The following known issues and bugs affect the operation of the Sun Cluster Geographic Edition 3.1 8/05 release.
Problem Summary: You cannot delete a protection group that contains device groups.
Workaround: To delete a protection group that contains device groups by using the GUI, delete the device groups individually first. Then, delete the protection group.
Problem Summary: The java.io.InterruptedIOException error message appears when logging to common agent container log file java.util.logging.ErrorManager.
Workaround: This exception is harmless and can safely be ignored.
Problem Summary: The Sun Cluster Geographic Edition infrastructure might remain offline after a cluster is rebooted.
Workaround:
If the Sun Cluster Geographic Edition infrastructure is offline after a cluster reboot, restart the Sun Cluster Geographic Edition infrastructure by using the geoadm start command.
Problem Summary: The GUI does not support RBAC.
Workaround: Invoke the GUI as root on the local cluster.
Problem Summary: To use the root password to access the SunPlex Manager GUI, the root password must be the same on all nodes of both clusters.
Workaround: Ensure that the root password is the same on every node of both clusters.
Problem Summary: Partner clusters in different domains cannot include domain name with cluster name.
Workaround: Specify the partner cluster name with the IP of the logical hostname for the partner cluster in the /etc/hosts file of each node on local cluster. See also bug 6252467.
Manually updating the /etc/hosts file might result in conflicts with local domain machines of the same name.

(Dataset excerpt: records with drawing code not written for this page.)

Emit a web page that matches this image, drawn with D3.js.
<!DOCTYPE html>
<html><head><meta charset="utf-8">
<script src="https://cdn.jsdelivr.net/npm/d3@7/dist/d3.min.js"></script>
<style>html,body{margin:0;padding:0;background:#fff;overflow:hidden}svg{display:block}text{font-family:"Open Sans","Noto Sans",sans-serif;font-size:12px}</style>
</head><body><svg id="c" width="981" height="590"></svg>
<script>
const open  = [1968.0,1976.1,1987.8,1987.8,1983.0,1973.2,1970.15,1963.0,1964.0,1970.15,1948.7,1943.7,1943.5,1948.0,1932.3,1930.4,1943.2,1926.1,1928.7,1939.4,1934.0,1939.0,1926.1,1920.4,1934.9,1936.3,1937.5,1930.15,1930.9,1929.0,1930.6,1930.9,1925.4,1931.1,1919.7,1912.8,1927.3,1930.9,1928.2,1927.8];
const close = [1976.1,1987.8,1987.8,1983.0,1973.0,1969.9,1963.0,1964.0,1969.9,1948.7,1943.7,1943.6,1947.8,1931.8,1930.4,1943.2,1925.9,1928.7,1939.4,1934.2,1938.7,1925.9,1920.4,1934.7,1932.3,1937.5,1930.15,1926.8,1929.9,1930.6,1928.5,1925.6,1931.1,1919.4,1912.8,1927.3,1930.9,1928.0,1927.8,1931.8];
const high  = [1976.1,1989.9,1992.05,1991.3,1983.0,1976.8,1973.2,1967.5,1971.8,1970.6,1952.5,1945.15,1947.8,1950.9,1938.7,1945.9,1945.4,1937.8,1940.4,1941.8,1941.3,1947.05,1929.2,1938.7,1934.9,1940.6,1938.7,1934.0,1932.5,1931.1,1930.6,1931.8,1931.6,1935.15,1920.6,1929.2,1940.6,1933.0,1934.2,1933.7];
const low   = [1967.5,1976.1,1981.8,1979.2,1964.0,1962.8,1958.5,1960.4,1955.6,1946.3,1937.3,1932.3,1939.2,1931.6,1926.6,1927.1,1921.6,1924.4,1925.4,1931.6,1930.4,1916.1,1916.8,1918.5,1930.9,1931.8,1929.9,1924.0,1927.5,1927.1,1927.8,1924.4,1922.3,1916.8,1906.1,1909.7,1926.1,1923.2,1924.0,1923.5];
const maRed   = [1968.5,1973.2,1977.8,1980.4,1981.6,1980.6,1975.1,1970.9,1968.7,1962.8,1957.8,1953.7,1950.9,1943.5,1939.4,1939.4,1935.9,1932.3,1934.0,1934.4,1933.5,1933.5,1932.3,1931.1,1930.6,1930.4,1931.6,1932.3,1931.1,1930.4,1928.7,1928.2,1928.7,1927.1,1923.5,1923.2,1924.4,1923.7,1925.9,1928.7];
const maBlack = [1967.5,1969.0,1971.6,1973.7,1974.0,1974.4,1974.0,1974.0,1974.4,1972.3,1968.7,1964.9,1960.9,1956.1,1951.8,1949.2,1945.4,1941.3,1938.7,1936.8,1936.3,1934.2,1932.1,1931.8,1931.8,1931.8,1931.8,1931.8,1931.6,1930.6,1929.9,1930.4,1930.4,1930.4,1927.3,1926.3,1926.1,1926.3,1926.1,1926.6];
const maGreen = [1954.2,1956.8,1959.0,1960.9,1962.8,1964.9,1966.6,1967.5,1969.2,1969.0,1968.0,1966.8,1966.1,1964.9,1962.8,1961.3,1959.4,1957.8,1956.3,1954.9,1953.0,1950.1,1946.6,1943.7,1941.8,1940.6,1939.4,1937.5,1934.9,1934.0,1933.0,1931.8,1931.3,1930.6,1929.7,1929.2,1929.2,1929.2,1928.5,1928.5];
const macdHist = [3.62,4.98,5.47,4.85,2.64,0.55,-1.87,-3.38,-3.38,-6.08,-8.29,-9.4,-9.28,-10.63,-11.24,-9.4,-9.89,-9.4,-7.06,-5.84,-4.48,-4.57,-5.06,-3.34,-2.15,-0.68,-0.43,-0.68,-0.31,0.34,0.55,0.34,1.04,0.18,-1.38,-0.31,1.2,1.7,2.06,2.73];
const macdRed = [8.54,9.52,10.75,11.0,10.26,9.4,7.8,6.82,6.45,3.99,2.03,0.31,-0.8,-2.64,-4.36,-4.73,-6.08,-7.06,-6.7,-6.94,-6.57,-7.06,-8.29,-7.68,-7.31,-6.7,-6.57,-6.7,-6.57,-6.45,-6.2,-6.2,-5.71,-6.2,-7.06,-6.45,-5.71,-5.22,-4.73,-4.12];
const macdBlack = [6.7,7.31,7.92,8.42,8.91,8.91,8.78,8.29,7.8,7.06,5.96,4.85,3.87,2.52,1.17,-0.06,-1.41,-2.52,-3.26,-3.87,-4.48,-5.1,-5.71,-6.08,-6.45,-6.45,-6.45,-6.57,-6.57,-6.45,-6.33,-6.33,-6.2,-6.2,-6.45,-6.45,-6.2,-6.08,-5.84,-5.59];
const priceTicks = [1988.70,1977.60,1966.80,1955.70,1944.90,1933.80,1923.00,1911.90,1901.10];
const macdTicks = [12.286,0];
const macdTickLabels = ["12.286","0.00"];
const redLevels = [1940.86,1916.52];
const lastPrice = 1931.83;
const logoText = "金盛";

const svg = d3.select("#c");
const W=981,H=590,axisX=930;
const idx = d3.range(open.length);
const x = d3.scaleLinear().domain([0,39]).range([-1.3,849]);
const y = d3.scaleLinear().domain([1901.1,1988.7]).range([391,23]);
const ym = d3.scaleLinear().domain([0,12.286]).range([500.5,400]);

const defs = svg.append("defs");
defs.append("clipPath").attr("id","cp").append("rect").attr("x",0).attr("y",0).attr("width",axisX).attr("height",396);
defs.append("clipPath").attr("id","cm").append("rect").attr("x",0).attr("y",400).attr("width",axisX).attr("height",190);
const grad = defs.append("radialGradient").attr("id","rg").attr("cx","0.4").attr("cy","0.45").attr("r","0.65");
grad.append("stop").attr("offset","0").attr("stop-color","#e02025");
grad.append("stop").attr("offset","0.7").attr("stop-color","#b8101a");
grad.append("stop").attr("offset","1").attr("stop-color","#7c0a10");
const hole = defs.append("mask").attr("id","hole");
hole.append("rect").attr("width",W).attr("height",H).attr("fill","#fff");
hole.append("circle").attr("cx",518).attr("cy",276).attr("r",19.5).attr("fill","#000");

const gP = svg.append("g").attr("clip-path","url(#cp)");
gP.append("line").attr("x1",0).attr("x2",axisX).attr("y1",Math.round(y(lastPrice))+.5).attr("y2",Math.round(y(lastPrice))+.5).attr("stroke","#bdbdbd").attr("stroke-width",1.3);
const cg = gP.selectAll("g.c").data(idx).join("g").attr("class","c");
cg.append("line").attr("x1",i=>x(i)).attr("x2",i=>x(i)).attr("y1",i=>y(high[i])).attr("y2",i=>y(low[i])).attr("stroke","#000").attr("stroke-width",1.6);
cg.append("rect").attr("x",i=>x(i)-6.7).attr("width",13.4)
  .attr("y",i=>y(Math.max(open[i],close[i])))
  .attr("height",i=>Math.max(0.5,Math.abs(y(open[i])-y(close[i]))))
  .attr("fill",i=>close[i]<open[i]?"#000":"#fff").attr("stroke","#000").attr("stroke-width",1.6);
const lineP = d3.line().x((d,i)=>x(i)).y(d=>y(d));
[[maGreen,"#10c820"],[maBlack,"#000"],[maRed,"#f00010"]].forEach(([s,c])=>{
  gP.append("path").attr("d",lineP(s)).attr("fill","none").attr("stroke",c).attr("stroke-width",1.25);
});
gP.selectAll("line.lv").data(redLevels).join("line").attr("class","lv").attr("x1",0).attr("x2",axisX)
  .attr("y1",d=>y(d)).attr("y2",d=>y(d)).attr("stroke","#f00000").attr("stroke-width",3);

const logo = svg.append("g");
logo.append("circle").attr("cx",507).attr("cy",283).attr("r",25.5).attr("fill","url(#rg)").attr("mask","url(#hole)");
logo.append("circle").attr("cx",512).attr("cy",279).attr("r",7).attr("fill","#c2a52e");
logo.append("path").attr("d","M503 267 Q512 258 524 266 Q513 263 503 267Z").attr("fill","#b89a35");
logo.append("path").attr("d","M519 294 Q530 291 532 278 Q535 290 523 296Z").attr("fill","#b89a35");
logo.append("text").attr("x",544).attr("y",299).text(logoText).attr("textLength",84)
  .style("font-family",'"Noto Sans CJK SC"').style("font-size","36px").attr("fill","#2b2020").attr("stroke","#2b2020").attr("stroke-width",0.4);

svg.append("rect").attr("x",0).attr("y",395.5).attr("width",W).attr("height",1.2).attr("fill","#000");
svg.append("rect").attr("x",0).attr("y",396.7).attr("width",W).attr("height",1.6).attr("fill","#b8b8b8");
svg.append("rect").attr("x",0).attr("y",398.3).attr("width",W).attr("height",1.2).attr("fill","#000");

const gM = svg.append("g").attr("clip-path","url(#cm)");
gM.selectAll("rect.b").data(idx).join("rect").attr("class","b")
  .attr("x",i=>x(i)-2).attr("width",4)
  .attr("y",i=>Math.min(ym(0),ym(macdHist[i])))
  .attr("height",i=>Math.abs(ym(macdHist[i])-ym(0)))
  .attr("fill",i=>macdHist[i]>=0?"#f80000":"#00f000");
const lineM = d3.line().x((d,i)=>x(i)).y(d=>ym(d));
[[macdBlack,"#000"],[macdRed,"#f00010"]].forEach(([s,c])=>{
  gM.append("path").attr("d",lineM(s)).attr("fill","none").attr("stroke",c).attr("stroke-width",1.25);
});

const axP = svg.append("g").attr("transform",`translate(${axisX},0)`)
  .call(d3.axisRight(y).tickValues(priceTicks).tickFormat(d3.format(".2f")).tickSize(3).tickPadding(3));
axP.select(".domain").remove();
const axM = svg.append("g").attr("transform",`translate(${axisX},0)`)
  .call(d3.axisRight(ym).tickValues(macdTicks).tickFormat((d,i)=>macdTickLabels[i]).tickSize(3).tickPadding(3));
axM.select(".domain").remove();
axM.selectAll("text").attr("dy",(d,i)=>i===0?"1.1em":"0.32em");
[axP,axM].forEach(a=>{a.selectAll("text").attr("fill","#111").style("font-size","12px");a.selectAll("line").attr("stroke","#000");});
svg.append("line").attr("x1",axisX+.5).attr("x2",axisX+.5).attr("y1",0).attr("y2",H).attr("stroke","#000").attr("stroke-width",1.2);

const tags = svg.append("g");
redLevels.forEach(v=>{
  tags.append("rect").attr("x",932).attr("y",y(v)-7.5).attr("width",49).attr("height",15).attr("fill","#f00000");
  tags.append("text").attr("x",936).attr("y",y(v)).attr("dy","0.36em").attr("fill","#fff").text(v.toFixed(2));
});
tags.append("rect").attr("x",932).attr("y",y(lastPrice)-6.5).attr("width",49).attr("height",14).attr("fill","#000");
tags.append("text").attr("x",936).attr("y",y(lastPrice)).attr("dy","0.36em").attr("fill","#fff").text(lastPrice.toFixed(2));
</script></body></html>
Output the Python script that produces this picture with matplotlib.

Problem Summary: If a partnership is created on a remote cluster by using a custom heartbeat, then a heartbeat by the same name must exist on the local cluster before it can join the partnership. You cannot create a heartbeat by using the GUI, so the appropriate heartbeat will not be available to choose on the Join Partnership page.
Workaround: Use the CLI to create the custom heartbeat, and then use either CLI or GUI to join the partnership.
Problem Summary: When the sysevent daemon crashes, the cluster status goes to Error and heartbeat status goes to No Reponse.
Workaround: Restart the sysevent daemon and restart the Sun Cluster Geographic Edition infrastructure as follows.
Disable the Sun Cluster Geographic Edition software.
phys-paris-1# geoadm stop |
On one node of the cluster, enable the Sun Cluster Geographic Edition infrastructure.
phys-paris-1# geoadm start |
For more information about the geoadm command, see the geoadm(1M) man page.
Problem Summary: When the sysevent daemon crashes, the cluster status goes to Error and heartbeat status goes to No Reponse.
Workaround: Restart the sysevent daemon and restart the Sun Cluster Geographic Edition infrastructure as follows.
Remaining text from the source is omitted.